According to the 2023 Economic Survey, the government “recognises the importance of transport and continues to set up policies and developments in an effort to ease mobility.”
The Economic Survey estimates that the value of output in the transportation sector between 2018 and 2022 recorded a 24.5 per cent rise from Sh2.3 trillion in 2021 to Sh2.9 trillion last year, with road transport being the highest contributor for the value of output at 77.5 per cent last year.
Any change in transport costs will, therefore, have a trickle down effect in the economy, triggering inflationary pressure on the cost of living as manufacturers of goods, transporters and service providers pass on the increased expenses to consumers.
Further, higher costs of transportation can lead to inefficient allocations, with a larger proportion of business incomes being eaten up transportation expenses, affecting overall economic growth and competitiveness.

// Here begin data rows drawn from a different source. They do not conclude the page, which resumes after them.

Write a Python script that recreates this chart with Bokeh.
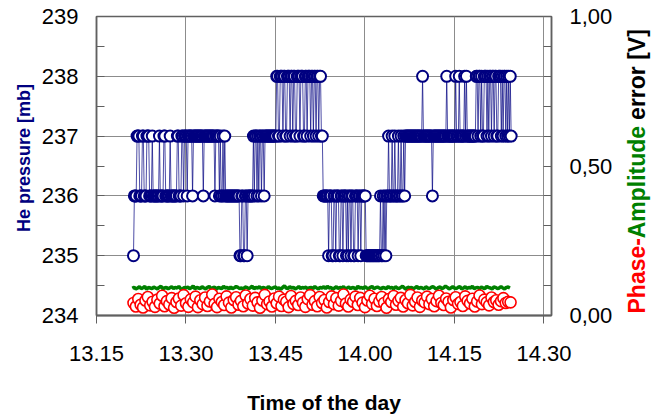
import numpy as np
from bokeh.plotting import figure
from bokeh.layouts import row
from bokeh.models import Range1d, LinearAxis, FixedTicker, CustomJSTickFormatter, ColumnDataSource
from bokeh.core.properties import value
from bokeh.embed import file_html
from bokeh.resources import INLINE

# ---------------- data ----------------
# time axis in minutes after 13:15
X_TICKS = [0, 15, 30, 45, 60, 75]
X_TICK_LABELS = ["13.15", "13.30", "13.45", "14.00", "14.15", "14.30"]
P_TICKS = [234, 235, 236, 237, 238, 239]
P_MINOR = [234.5, 235.5, 236.5, 237.5, 238.5]
ERR_TICKS = [0.0, 0.5, 1.0]
ERR_MINOR = [0.1, 0.2, 0.3, 0.4, 0.6, 0.7, 0.8, 0.9]

P_START_MIN = 6.2
P_STEP_MIN = 0.15
he_pressure = [
    235, 236, 236, 236, 237, 237, 237, 236, 236, 236, 237, 237, 236, 236, 236, 237, 237, 237, 236, 236,
    236, 237, 236, 236, 236, 236, 236, 236, 236, 237, 236, 236, 236, 236, 237, 237, 236, 236, 236, 236,
    236, 237, 236, 236, 236, 236, 236, 236, 236, 237, 237, 236, 236, 236, 237, 237, 236, 237, 237, 237,
    236, 237, 237, 237, 237, 237, 236, 237, 237, 237, 237, 237, 237, 237, 237, 237, 237, 237, 236, 237,
    237, 237, 237, 237, 237, 237, 237, 237, 237, 237, 237, 236, 237, 237, 237, 237, 236, 237, 236, 236,
    237, 236, 237, 236, 236, 236, 236, 236, 236, 236, 236, 236, 236, 236, 236, 236, 236, 236, 236, 235,
    235, 236, 236, 235, 235, 236, 236, 235, 236, 236, 236, 236, 236, 236, 237, 236, 237, 237, 236, 237,
    236, 237, 237, 236, 237, 237, 236, 237, 237, 237, 237, 237, 237, 237, 237, 237, 237, 237, 237, 237,
    238, 238, 237, 237, 238, 238, 238, 237, 238, 238, 237, 237, 238, 238, 238, 237, 238, 238, 237, 238,
    238, 237, 237, 238, 238, 238, 237, 238, 238, 238, 237, 237, 238, 238, 237, 238, 238, 238, 237, 238,
    238, 237, 238, 238, 237, 238, 238, 237, 238, 238, 237, 237, 236, 236, 236, 236, 236, 236, 235, 236,
    236, 236, 235, 235, 236, 236, 235, 236, 236, 236, 235, 235, 236, 236, 235, 236, 236, 236, 235, 236,
    235, 236, 236, 235, 236, 236, 235, 235, 236, 236, 236, 235, 236, 236, 235, 236, 236, 236, 236, 236,
    235, 235, 235, 235, 235, 235, 235, 235, 235, 235, 235, 235, 235, 235, 235, 235, 236, 235, 235, 236,
    235, 236, 235, 236, 236, 237, 236, 236, 236, 237, 236, 236, 237, 236, 236, 236, 237, 236, 236, 237,
    236, 236, 237, 236, 237, 237, 237, 237, 237, 237, 237, 237, 237, 237, 237, 237, 237, 237, 237, 237,
    237, 237, 237, 238, 237, 237, 237, 237, 237, 237, 237, 237, 237, 237, 236, 237, 237, 237, 237, 237,
    237, 237, 237, 237, 237, 237, 237, 237, 237, 237, 238, 237, 237, 237, 237, 237, 237, 237, 237, 237,
    238, 237, 237, 237, 238, 237, 237, 237, 237, 237, 238, 237, 238, 237, 237, 237, 237, 237, 237, 237,
    237, 237, 237, 238, 238, 237, 238, 238, 237, 238, 237, 237, 238, 238, 238, 237, 238, 237, 238, 238,
    237, 238, 238, 237, 238, 238, 237, 237, 238, 238, 238, 237, 238, 237, 238, 238, 237, 238, 237, 238,
    237, 238, 237,
]

PHASE_START_MIN = 6.2
PHASE_STEP_MIN = 0.4
phase_error_mV = [
    42, 30, 55, 36, 27, 50, 62, 34, 46, 29,
    53, 40, 66, 31, 48, 37, 58, 26, 45, 57,
    33, 68, 41, 29, 54, 44, 63, 28, 51, 38,
    60, 32, 47, 70, 39, 28, 56, 45, 35, 64,
    43, 27, 52, 61, 36, 49, 31, 67, 40, 55,
    33, 59, 44, 26, 50, 69, 38, 47, 30, 57,
    41, 63, 32, 53, 46, 28, 65, 39, 49, 35,
    60, 43, 29, 55, 68, 36, 48, 31, 62, 42,
    52, 27, 45, 64, 38, 58, 33, 49, 70, 40,
    30, 53, 46, 63, 35, 59, 43, 28, 50, 66,
    39, 56, 32, 47, 62, 42, 26, 55, 45, 65,
    36, 49, 59, 30, 52, 41, 69, 34, 46, 60,
    29, 50, 44, 63, 38, 55, 31, 48, 66, 42,
    35, 57, 46, 27, 52, 61, 39, 45, 32, 64,
    49, 40, 56, 30, 47, 67, 38, 53, 44, 34,
    60, 45, 51, 36, 48, 58, 42, 46, 44,
]

AMP_START_MIN = 6.0
AMP_STEP_MIN = 0.3
amplitude_error_mV = [
    91, 94, 89, 92, 96, 90, 93, 97, 88, 94, 92, 90, 95, 92, 89, 94, 98, 90, 92, 94,
    89, 93, 96, 90, 94, 92, 97, 90, 88, 94, 92, 95, 90, 93, 99, 89, 94, 92, 90, 96,
    92, 89, 94, 97, 90, 93, 95, 88, 94, 92, 90, 98, 92, 94, 89, 95, 90, 93, 97, 94,
    90, 92, 88, 95, 94, 90, 93, 98, 89, 94, 92, 96, 90, 94, 92, 89, 97, 92, 90, 94,
    95, 90, 92, 88, 94, 99, 92, 90, 96, 92, 94, 89, 92, 97, 90, 94, 92, 95, 88, 93,
    94, 90, 97, 92, 89, 94, 92, 96, 90, 98, 92, 94, 88, 92, 96, 90, 94, 92, 97, 89,
    92, 95, 90, 94, 92, 88, 98, 92, 94, 90, 96, 92, 89, 94, 97, 90, 93, 95, 92, 89,
    94, 92, 90, 97, 92, 94, 89, 96, 92, 90, 94, 98, 92, 88, 95, 92, 94, 90, 93, 97,
    90, 94, 92, 89, 96, 92, 90, 94, 97, 92, 88, 94, 95, 90, 93, 98, 94, 89, 92, 96,
    92, 90, 94, 97, 89, 92, 96, 90, 94, 92, 98, 90, 93, 94, 89, 95, 92, 90, 97, 94,
    92, 89, 95, 94, 90, 92, 97, 92, 89, 94, 95, 92,
]

LEFT_TITLE = "He pressure [mb]"
BOTTOM_TITLE = "Time of the day"
RIGHT_TITLE_PARTS = ["Phase-", "Amplitude", "error [V]"]
RIGHT_TITLE_COLORS = ["#ff0000", "#008000", "black"]

# ---------------- derived arrays ----------------
t_p = P_START_MIN + P_STEP_MIN * np.arange(len(he_pressure))
t_ph = PHASE_START_MIN + PHASE_STEP_MIN * np.arange(len(phase_error_mV))
t_am = AMP_START_MIN + AMP_STEP_MIN * np.arange(len(amplitude_error_mV))
phase_V = np.array(phase_error_mV) / 1000.0
amp_V = np.array(amplitude_error_mV) / 1000.0

FONT = "Liberation Sans"
NAVY = "#000080"
AXIS_COL = "#606060"
GRID_COL = "#8c8c8c"

p = figure(width=584, height=416, output_backend="svg", toolbar_location=None,
           x_range=Range1d(0, 76.26), y_range=Range1d(234, 239),
           min_border_left=60, min_border_right=69, min_border_top=16,
           min_border_bottom=100, background_fill_color="white",
           border_fill_color="white")
p.outline_line_color = AXIS_COL
p.outline_line_width = 1.5

p.extra_y_ranges = {"err": Range1d(0, 1)}

# grids
p.xgrid.ticker = FixedTicker(ticks=X_TICKS)
p.ygrid.ticker = FixedTicker(ticks=P_TICKS)
p.xgrid.grid_line_color = GRID_COL
p.ygrid.grid_line_color = GRID_COL

# x axis
xa = p.xaxis[0]
xa.ticker = FixedTicker(ticks=X_TICKS, minor_ticks=[])
xa.major_label_overrides = {k: v for k, v in zip(X_TICKS, X_TICK_LABELS)}
xa.major_tick_in = 0
xa.major_tick_out = 8
xa.axis_line_color = AXIS_COL
xa.axis_line_width = 2
xa.major_tick_line_color = AXIS_COL
xa.major_label_text_font = FONT
xa.major_label_text_font_size = "22px"
xa.major_label_text_color = "black"
xa.major_label_standoff = 22
xa.axis_label = BOTTOM_TITLE
xa.axis_label_text_font = FONT
xa.axis_label_text_font_style = "bold"
xa.axis_label_text_font_size = "21px"
xa.axis_label_text_color = "black"
xa.axis_label_standoff = 27

# left axis
ya = p.yaxis[0]
ya.ticker = FixedTicker(ticks=P_TICKS, minor_ticks=P_MINOR)
ya.major_tick_in = 8
ya.major_tick_out = 0
ya.minor_tick_in = 8
ya.minor_tick_out = 0
ya.axis_line_color = AXIS_COL
ya.axis_line_width = 1.5
ya.major_tick_line_color = AXIS_COL
ya.minor_tick_line_color = AXIS_COL
ya.major_label_text_font = FONT
ya.major_label_text_font_size = "22px"
ya.major_label_text_color = "black"
ya.major_label_standoff = 18

# right axis
ra = LinearAxis(y_range_name="err")
ra.ticker = FixedTicker(ticks=ERR_TICKS, minor_ticks=ERR_MINOR)
ra.formatter = CustomJSTickFormatter(code="return tick.toFixed(2).replace('.', ',');")
ra.major_tick_in = 8
ra.major_tick_out = 0
ra.minor_tick_in = 8
ra.minor_tick_out = 0
ra.axis_line_color = AXIS_COL
ra.axis_line_width = 1.5
ra.major_tick_line_color = AXIS_COL
ra.minor_tick_line_color = AXIS_COL
ra.major_label_text_font = FONT
ra.major_label_text_font_size = "22px"
ra.major_label_text_color = "black"
ra.major_label_standoff = 18
p.add_layout(ra, "right")

# data
p.line(t_am, amp_V, y_range_name="err", line_color="#008000", line_width=3.5)
p.scatter(t_ph, phase_V, y_range_name="err", marker="circle", size=11,
          line_color="#ff0000", line_width=1.6, fill_color="white")
p.line(t_p, he_pressure, line_color=NAVY, line_width=1, line_alpha=0.7)
p.scatter(t_p, he_pressure, marker="circle", size=11, line_color=NAVY,
          line_width=2, fill_color="white")


def side_panel(width):
    f = figure(width=width, height=416, output_backend="svg", toolbar_location=None,
               x_range=Range1d(0, width), y_range=Range1d(100, 400),
               x_axis_location=None, y_axis_location=None,
               min_border_left=0, min_border_right=0, min_border_top=16,
               min_border_bottom=100,
               background_fill_color="white", border_fill_color="white")
    f.outline_line_color = None
    f.grid.visible = False
    return f


# left title (panel frame rows 16..316, y = 416 - pixel row)
lft = side_panel(36)
lft.text(x=[23], y=[416 - 158], text=[LEFT_TITLE], angle=np.pi / 2,
         text_align="center", text_baseline="middle", text_font=value(FONT),
         text_font_style="bold", text_font_size="18px", text_color=NAVY)

# right multi-coloured title
RS = 23
EM = [3.279, 4.889 + 0.278, 4.223]
ys = []
y0 = 416 - 314
for e in EM:
    ys.append(y0)
    y0 += e * RS
q = side_panel(36)
src = ColumnDataSource(dict(x=[16, 16, 16], y=ys, text=RIGHT_TITLE_PARTS,
                            color=RIGHT_TITLE_COLORS))
q.text(x="x", y="y", text="text", text_color="color", source=src, angle=np.pi / 2,
       text_align="left", text_baseline="middle", text_font=value(FONT),
       text_font_style="bold", text_font_size=f"{RS}px")

layout = row(lft, p, q, spacing=0)
open("out.html", "w").write(file_html(layout, INLINE))
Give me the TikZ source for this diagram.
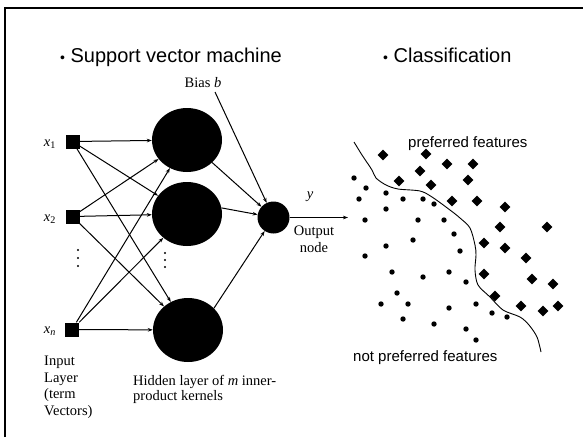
\documentclass[tikz,border=0pt]{standalone}
\usepackage{fontspec}
\setmainfont{Liberation Serif}
\setsansfont{Liberation Sans}
\usetikzlibrary{arrows.meta,shapes.geometric}
\begin{document}
\begin{tikzpicture}[x=1pt,y=-1pt,
  sq/.style={rectangle,fill=black,minimum size=14pt,inner sep=0pt},
  hid/.style={ellipse,fill=black,minimum width=70pt,minimum height=64pt,inner sep=0pt},
  outn/.style={circle,fill=black,minimum size=32pt,inner sep=0pt},
  con/.style={line width=1pt,-{Stealth[length=5pt,width=3.6pt]}},
  ttl/.style={font=\sffamily\fontsize{20}{24}\selectfont,anchor=base west,inner sep=0pt},
  lbl/.style={font=\sffamily\fontsize{15}{18}\selectfont,anchor=base west,inner sep=0pt},
  srf/.style={font=\rmfamily\fontsize{14.5}{16.6}\selectfont,inner sep=0pt},
  dia/.style={diamond,fill=black,minimum width=11pt,minimum height=11pt,inner sep=0pt},
  pt/.style={circle,fill=black,minimum size=5.4pt,inner sep=0pt},
  vd/.style={circle,fill=black,minimum size=2.4pt,inner sep=0pt},
  frame/.style={line width=1.4pt},
  bnd/.style={line width=0.9pt}
]
\useasboundingbox[fill=white] (0,0) rectangle (583,437);
% frame
\draw[frame] (5,437) -- (5,8) -- (583,8);

% titles
\node[ttl] (t1) at (60,62) {{\fontsize{14}{14}\selectfont •} Support vector machine};
\node[ttl] (t2) at (383,62) {{\fontsize{14}{14}\selectfont •} Classification};

% network nodes
\node[sq] (x1) at (72.5,141.5) {};
\node[sq] (x2) at (72.5,216.5) {};
\node[sq] (xn) at (72,329.5) {};
\node[hid] (h1) at (187,140) {};
\node[hid] (h2) at (187,214) {};
\node[hid] (h3) at (188,330) {};
\node[outn] (o) at (273.5,217.5) {};
\coordinate (bs) at (215,92);
\coordinate (oe) at (348,217.5);

% labels
\node[srf] (lx1) at (50,144) {\textit{x}\textsubscript{1}};
\node[srf] (lx2) at (50,219) {\textit{x}\textsubscript{2}};
\node[srf] (lxn) at (50,331) {\textit{x}\textsubscript{\textit{n}}};
\node[srf,anchor=base] (lb) at (203,87) {Bias \textit{b}};
\node[srf] (ly) at (310,197) {\textit{y}};
\node[srf,align=center,anchor=north] (lo) at (314,226) {Output\\node};
\node[srf,align=left,anchor=north west] (lin) at (44,356) {Input\\Layer\\(term\\Vectors)};
\node[srf,align=left,anchor=north west,font=\rmfamily\fontsize{14.5}{15.5}\selectfont] (lhid) at (133,375) {Hidden layer of \textit{m} inner-\\product kernels};

% vertical dots
\foreach \yy [count=\i] in {250,258,266} \node[vd] (dl\i) at (78,\yy) {};
\foreach \yy [count=\i] in {253,260,267} \node[vd] (dh\i) at (165,\yy) {};

% connectors
\foreach \a in {x1,x2,xn} \foreach \b in {h1,h2,h3} \draw[con] (\a) -- (\b);
\draw[con] (h1) -- (o);
\draw[con] (h2.10) -- (o);
\draw[con] (h3.40) -- (o);
\draw[con] (bs) -- (o);
\draw[con] (o) -- (oe);

% classification
\node[lbl] (pf) at (408,147) {preferred features};
\node[lbl] (npf) at (353,361) {not preferred features};
\draw[bnd] plot[smooth,tension=0.5] coordinates {(354,142) (362,155) (372,170) (376,178) (386,185) (398,189) (420,191) (432,197) (450,210) (460,218) (470,228) (475,245) (476,255) (475,270) (478,285) (490,297) (503,310) (520,317) (529,325) (537,337) (541,352)};

\foreach \p [count=\i] in {(383,155),(426,154),(420,171),(447,164),(473,164),(399,181),(431,185),(468,180),(452,201),(477,201),(505,207),(500,227),(547,227),(484,243),(505,248),(526,258),(484,274),(532,279),(553,284),(495,296),(521,306),(543,311),(558,306)}
  \node[dia] (d\i) at \p {};

\foreach \p [count=\i] in {(354,178),(366,188),(359,199),(386,193),(403,199),(423,199),(434,204),(386,209),(365,220),(418,220),(444,220),(454,234),(413,240),(386,246),(460,251),(365,256),(392,272),(423,277),(449,272),(466,282),(397,293),(381,304),(408,304),(449,308),(476,304),(492,313),(507,317),(403,319),(434,324),(466,329),(476,340)}
  \node[pt] (p\i) at \p {};
\end{tikzpicture}
\end{document}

The Finance Bill 2023 is perhaps the most contested in the history of Budget preparation at a time when the country is facing a high cost of living, with inflation averaging 9.2 per cent as at last month.
Fears abound that higher costs of doing business in the transport sector can discourage investors who could be deterred by the financial risks associated with high operating costs.
The Bill, if passed in Parliament, will also come amidst a significant increase in fuel prices that took effect from May 15 when the Energy, Petroleum and Regulatory Authority announced new pricing that raised the price of petrol in Nairobi by Sh3.40 to retail at Sh182.70 per litre.
The retail price of diesel also increased by Sh6.40 to retail at Sh168.40 while kerosene surged by Sh15.19 to retail at 161.13, further increasing the cost of living.
President William Ruto has defended the -government’s tax proposals that will, among others raise VAT on petrol to 16 per cent, saying it would increase revenue by Sh50 billion in addition to harmonising the VAT regime across all sectors and products.